**Supplied material:**
▼

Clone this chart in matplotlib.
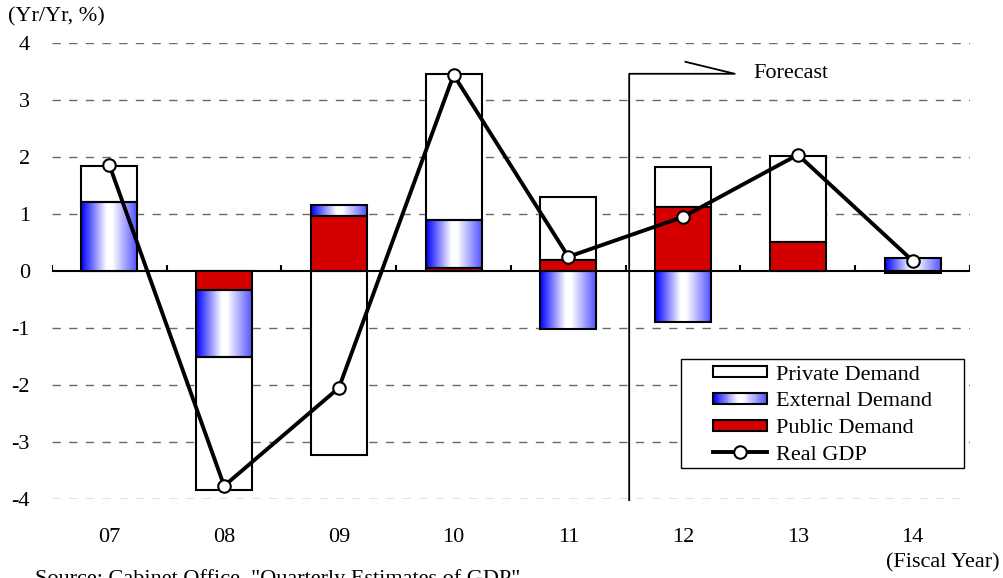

▲
▼

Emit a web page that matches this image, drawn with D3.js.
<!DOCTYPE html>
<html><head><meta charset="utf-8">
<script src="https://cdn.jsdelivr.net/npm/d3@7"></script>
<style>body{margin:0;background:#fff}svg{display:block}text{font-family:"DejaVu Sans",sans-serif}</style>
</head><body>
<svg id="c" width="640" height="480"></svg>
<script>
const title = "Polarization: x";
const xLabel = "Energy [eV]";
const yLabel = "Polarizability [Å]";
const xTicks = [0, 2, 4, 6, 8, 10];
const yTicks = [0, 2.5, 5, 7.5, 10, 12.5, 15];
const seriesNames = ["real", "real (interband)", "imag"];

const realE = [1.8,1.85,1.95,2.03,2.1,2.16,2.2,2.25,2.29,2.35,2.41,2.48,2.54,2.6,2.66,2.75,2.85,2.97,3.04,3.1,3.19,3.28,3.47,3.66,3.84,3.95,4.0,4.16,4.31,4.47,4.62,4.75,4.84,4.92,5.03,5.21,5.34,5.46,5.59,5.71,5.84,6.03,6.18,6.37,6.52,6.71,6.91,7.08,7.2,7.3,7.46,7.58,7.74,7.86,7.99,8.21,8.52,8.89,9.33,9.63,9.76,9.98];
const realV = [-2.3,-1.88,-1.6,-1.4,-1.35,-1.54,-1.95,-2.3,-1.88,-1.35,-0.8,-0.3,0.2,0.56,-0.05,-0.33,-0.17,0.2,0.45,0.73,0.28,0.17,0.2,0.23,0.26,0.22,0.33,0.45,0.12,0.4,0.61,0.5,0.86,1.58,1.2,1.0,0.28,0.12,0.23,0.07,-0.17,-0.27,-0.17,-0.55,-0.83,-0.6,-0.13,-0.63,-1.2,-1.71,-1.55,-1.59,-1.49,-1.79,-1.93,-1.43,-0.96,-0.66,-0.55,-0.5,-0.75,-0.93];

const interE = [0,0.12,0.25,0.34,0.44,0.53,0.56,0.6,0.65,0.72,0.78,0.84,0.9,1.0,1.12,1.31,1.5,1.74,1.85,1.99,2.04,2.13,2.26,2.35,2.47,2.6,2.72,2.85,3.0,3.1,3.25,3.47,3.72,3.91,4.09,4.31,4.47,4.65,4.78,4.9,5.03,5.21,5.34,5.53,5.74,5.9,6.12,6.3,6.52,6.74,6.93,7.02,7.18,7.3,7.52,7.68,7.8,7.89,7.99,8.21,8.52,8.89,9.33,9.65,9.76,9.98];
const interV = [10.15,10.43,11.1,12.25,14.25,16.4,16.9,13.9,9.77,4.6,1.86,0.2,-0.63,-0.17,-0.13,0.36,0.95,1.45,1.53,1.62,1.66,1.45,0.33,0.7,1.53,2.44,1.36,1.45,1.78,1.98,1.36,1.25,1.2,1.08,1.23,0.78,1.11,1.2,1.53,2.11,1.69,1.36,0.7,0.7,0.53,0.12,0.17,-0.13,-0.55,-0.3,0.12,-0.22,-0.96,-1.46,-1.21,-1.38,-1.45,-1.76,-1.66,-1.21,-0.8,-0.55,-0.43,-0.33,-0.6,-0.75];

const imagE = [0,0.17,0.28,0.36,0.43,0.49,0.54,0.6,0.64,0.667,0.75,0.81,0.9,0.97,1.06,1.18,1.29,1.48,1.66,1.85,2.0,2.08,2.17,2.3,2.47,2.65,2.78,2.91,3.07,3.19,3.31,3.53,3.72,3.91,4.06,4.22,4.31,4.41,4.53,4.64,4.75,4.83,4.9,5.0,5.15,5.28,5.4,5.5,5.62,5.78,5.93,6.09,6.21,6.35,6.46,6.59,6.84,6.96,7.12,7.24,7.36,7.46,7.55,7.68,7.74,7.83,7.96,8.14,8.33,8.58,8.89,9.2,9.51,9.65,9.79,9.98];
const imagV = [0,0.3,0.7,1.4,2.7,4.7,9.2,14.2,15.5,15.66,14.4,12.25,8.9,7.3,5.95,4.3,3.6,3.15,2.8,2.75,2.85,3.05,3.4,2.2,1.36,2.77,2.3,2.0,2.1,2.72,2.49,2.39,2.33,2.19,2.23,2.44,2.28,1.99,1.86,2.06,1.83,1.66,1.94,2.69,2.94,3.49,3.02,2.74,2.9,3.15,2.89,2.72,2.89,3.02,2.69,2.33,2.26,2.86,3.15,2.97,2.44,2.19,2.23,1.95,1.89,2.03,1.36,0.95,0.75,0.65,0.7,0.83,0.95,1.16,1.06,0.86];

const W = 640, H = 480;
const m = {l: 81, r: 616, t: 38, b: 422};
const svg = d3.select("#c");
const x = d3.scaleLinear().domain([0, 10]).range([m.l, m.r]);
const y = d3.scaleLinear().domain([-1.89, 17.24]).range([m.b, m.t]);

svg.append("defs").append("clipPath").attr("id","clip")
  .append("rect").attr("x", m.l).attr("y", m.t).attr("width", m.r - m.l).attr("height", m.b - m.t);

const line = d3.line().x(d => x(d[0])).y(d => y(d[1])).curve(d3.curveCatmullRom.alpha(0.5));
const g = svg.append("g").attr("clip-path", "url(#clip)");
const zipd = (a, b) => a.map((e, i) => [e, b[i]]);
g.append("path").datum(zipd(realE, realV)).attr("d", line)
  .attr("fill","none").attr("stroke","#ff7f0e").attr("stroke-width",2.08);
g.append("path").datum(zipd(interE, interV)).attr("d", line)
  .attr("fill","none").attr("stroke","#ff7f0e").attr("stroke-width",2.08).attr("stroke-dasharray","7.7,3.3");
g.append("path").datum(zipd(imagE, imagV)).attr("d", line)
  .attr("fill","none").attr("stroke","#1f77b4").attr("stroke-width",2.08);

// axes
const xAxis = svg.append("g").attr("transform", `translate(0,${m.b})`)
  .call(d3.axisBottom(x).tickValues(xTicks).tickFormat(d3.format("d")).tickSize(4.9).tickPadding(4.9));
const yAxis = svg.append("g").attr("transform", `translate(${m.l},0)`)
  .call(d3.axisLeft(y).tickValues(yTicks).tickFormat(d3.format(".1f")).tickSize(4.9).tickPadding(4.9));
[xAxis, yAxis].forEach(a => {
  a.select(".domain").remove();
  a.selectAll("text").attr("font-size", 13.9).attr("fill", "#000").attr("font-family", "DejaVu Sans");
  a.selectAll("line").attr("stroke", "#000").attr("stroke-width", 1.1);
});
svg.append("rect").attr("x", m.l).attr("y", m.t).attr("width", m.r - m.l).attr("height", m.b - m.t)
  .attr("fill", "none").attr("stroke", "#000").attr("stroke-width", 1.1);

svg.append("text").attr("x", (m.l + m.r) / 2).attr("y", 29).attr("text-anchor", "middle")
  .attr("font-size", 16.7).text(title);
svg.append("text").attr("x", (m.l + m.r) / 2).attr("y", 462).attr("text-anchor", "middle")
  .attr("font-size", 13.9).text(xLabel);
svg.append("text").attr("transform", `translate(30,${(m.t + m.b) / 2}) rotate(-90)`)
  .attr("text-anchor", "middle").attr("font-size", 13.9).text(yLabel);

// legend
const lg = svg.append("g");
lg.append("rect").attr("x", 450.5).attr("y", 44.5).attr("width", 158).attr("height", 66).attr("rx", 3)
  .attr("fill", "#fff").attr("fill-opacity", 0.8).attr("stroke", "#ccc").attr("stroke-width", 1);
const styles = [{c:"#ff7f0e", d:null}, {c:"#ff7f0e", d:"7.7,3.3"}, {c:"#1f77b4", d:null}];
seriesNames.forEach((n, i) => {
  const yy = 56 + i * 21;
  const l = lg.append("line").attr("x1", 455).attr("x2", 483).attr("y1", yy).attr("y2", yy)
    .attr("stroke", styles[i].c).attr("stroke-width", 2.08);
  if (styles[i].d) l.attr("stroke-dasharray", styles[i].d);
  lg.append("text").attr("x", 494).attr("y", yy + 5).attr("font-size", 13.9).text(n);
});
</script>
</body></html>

▲
▼

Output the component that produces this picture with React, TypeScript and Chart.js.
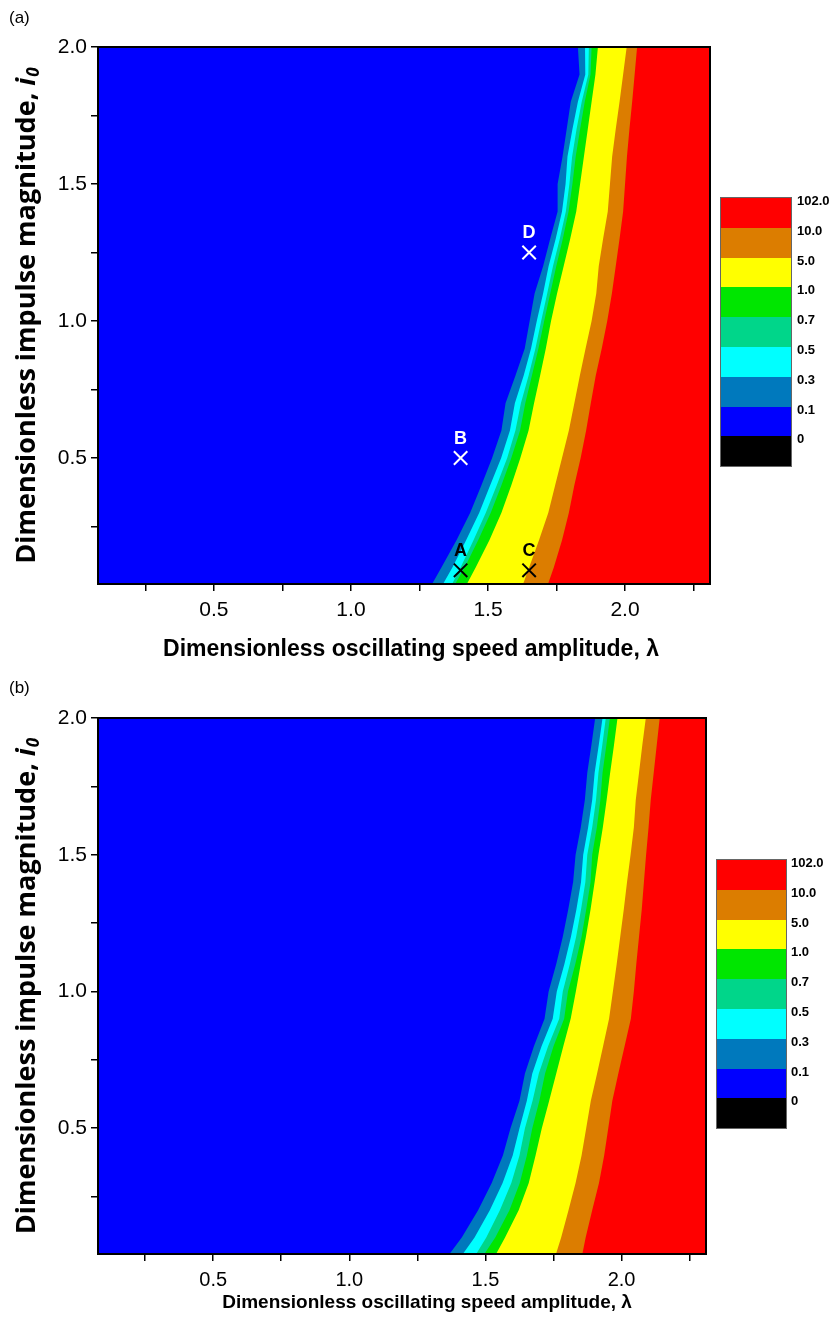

▲

**Given request:**
Take each line containing the string "this" and copy it out.

**Exercise solution:**
Clone this chart in matplotlib.
Emit a web page that matches this image, drawn with D3.js.
Output the component that produces this picture with React, TypeScript and Chart.js.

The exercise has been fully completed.